*The request:*
Below are some records. How many of their lines contain the string "that"? Give the number only.

*Material supplied:*
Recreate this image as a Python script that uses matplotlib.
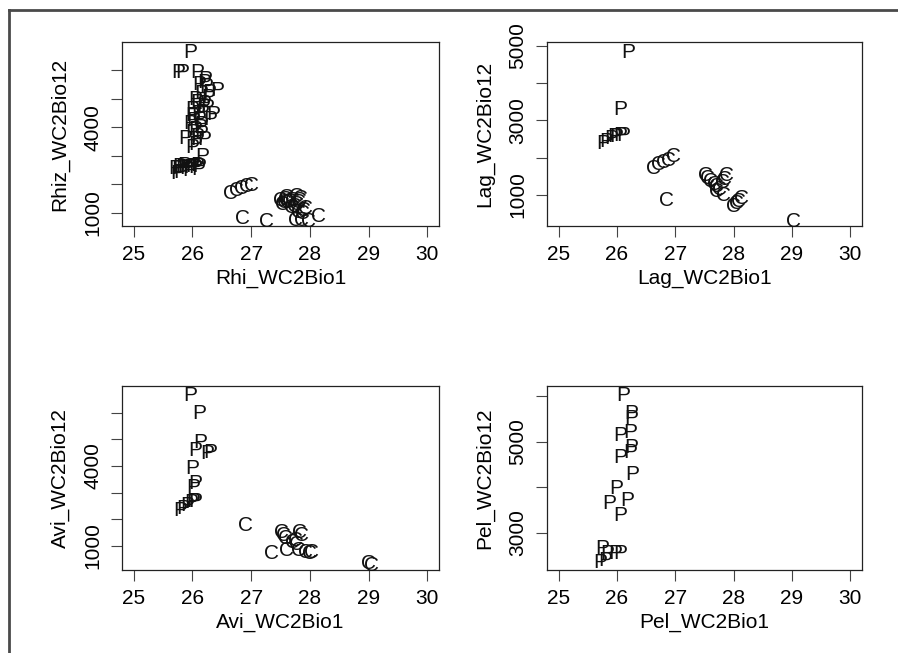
==
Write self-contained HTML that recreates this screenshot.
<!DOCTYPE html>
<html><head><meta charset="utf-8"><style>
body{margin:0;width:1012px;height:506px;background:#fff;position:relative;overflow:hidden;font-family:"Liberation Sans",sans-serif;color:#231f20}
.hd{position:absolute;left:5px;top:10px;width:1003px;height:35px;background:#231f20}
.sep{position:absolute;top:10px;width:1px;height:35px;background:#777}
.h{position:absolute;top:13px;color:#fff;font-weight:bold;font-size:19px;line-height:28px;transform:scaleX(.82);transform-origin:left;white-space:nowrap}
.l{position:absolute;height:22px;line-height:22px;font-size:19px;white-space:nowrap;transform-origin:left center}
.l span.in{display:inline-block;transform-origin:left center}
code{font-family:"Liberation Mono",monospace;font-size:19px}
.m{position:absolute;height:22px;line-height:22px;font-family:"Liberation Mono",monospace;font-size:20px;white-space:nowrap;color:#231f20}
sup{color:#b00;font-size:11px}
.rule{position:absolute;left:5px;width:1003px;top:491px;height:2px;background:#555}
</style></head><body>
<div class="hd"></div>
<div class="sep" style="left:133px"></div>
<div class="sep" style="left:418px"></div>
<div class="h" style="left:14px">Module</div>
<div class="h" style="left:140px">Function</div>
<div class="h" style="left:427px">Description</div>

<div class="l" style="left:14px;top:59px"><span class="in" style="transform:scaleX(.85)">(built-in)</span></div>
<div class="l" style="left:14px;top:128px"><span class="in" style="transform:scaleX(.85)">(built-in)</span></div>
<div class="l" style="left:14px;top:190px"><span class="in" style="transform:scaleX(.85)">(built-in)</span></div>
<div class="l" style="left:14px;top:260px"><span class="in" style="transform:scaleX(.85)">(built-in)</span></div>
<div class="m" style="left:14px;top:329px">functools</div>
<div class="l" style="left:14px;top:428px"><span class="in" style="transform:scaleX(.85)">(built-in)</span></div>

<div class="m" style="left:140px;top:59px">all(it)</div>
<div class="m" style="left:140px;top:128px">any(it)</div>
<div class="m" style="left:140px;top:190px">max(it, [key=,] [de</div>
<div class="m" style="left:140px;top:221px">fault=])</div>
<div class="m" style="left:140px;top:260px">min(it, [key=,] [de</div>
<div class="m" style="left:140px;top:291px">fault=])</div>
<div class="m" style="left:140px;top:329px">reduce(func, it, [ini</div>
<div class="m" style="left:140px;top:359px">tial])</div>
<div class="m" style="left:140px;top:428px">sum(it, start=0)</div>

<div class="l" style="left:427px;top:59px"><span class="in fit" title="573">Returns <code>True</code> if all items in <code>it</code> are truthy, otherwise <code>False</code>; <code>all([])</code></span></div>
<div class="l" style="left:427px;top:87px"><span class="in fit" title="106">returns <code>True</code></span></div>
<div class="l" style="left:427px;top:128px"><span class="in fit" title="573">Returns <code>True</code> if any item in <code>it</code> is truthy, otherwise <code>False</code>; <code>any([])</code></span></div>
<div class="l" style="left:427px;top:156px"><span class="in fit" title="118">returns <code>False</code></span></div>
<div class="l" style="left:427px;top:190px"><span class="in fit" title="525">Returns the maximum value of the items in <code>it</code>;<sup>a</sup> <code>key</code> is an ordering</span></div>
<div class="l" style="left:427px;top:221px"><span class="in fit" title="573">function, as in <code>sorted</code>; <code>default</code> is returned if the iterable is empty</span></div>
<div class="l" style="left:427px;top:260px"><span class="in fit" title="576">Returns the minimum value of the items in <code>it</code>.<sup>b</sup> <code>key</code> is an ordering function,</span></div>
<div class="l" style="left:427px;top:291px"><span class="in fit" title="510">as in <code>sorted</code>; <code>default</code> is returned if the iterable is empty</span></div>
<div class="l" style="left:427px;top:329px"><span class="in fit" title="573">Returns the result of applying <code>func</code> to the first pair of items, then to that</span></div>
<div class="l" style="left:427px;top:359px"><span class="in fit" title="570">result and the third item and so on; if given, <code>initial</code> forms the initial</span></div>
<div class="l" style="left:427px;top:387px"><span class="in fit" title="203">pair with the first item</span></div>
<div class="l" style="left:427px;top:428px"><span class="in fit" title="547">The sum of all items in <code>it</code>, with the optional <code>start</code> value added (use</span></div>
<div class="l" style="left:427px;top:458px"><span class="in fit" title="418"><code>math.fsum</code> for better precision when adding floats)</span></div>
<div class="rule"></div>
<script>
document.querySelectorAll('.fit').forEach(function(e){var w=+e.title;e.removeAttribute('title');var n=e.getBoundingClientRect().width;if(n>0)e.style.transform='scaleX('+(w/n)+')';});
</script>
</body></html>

*The output:*
3